Each fee is meant to reimburse the doctor for the time and skill he or she devotes to the patient. But it is also supposed to pay for overhead, and this is where the problem begins. To Medicare, a doctor’s overhead (or “practice expense”) includes such items as rent, staff salaries and the cost of high-tech medical equipment. When the agency pays a fee to a doctor who has performed a CT scan, it is meant to cover some of the cost of buying or leasing the scanner itself. Services using more expensive equipment generate higher fees.
Any first-year business school student can see the profit opportunity here. The cost of a CT scanner is fixed, but a doctor earns fees each time it is used. This means that a scanner becomes highly profitable as soon as it’s paid for.
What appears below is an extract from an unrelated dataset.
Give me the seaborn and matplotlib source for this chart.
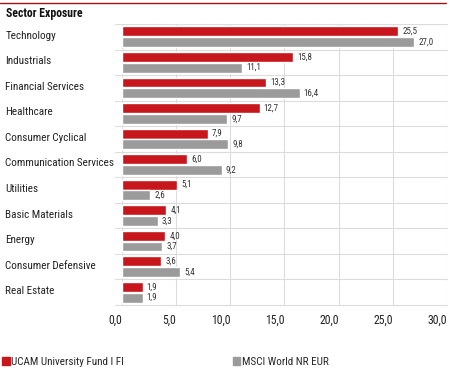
import matplotlib
matplotlib.use("Agg")
import matplotlib.pyplot as plt
import matplotlib.transforms as mtransforms
import pandas as pd
import seaborn as sns
from matplotlib.lines import Line2D
from matplotlib.patches import Patch

sectors = [
    "Technology", "Industrials", "Financial Services", "Healthcare",
    "Consumer Cyclical", "Communication Services", "Utilities",
    "Basic Materials", "Energy", "Consumer Defensive", "Real Estate",
]
fund = [25.5, 15.8, 13.3, 12.7, 7.9, 6.0, 5.1, 4.1, 4.0, 3.6, 1.9]
index = [27.0, 11.1, 16.4, 9.7, 9.8, 9.2, 2.6, 3.3, 3.7, 5.4, 1.9]
series = ["UCAM University Fund I FI", "MSCI World NR EUR"]
xticks = [0, 5, 10, 15, 20, 25, 30]

red = "#c8161d"
grey = "#9b9b9b"
grid_c = "#dcdcdc"

df = pd.DataFrame({
    "sector": sectors * 2,
    "value": fund + index,
    "series": [series[0]] * len(sectors) + [series[1]] * len(sectors),
})

sns.set_theme(style="white")
plt.rcParams["font.family"] = ["Roboto Condensed", "DejaVu Sans"]

fig = plt.figure(figsize=(4.52, 3.86), dpi=100)
ax = fig.add_axes([122 / 452, 1 - 305 / 386, 325 / 452, 281 / 386])

sns.barplot(data=df, y="sector", x="value", hue="series", order=sectors,
            hue_order=series, palette=[red, grey], orient="h",
            width=0.84, gap=0.08, saturation=1, legend=False, ax=ax)

for cont in ax.containers:
    labels = [f"{v:.1f}".replace(".", ",") for v in cont.datavalues]
    ax.bar_label(cont, labels=labels, padding=3, fontsize=6.5, color="#333333")

ax.set_xlim(0, 30)
ax.set_ylim(len(sectors) - 0.5, -0.5)
ax.set_xticks(xticks)
ax.set_xticklabels([f"{t:.1f}".replace(".", ",") for t in xticks],
                   fontsize=8.5, color="#222222", ha="right")
ax.tick_params(axis="x", length=0, pad=6)
ax.tick_params(axis="y", length=0, pad=84)
shift = mtransforms.ScaledTranslation(0, 1.5 / 72, fig.dpi_scale_trans)
for lab in ax.get_yticklabels():
    lab.set_ha("left")
    lab.set_fontsize(8)
    lab.set_color("#222222")
    lab.set_transform(lab.get_transform() + shift)
ax.set_xlabel("")
ax.set_ylabel("")

for s in ax.spines.values():
    s.set_visible(False)
ax.set_axisbelow(True)
for t in xticks:
    ax.axvline(t, color=grid_c, lw=0.8, zorder=0)
for i in range(len(sectors) + 1):
    ax.axhline(i - 0.5, xmin=-0.02, xmax=1, color=grid_c, lw=0.8,
               clip_on=False, zorder=0)

fig.add_artist(Line2D([0, 446 / 452], [1 - 3 / 386] * 2, color="#a01418", lw=1))
fig.text(6 / 452, 1 - 14 / 386, "Sector Exposure", fontsize=8.5,
         fontweight="bold", va="center", ha="left", color="#111111")

fig.legend(handles=[Patch(color=red), Patch(color=grey)], labels=series,
           loc="center left", bbox_to_anchor=(2 / 452, 1 - 362 / 386),
           ncol=2, frameon=False, fontsize=8, handlelength=0.7,
           handleheight=0.7, handletextpad=0.1, columnspacing=9.8,
           borderaxespad=0, borderpad=0)

fig.savefig("out.png", dpi=100)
In contrast, the doctor-patient visit, which involves no expensive equipment, offers no significant profit opportunity. So the best way for a doctor to make money in his practice is not to spend time with patients but to use equipment as much as possible. That means moving the maximum number of patients through the practice, and spending the minimum amount of time with each one.
Bach offers suggestions for how the system should be reformed. He also includes evidence showing the increase of testing.
The informed patient on Medicare should ask questions about exactly what tests are being performed and why, and should not be concerned with taking up too much of the doctor’s time.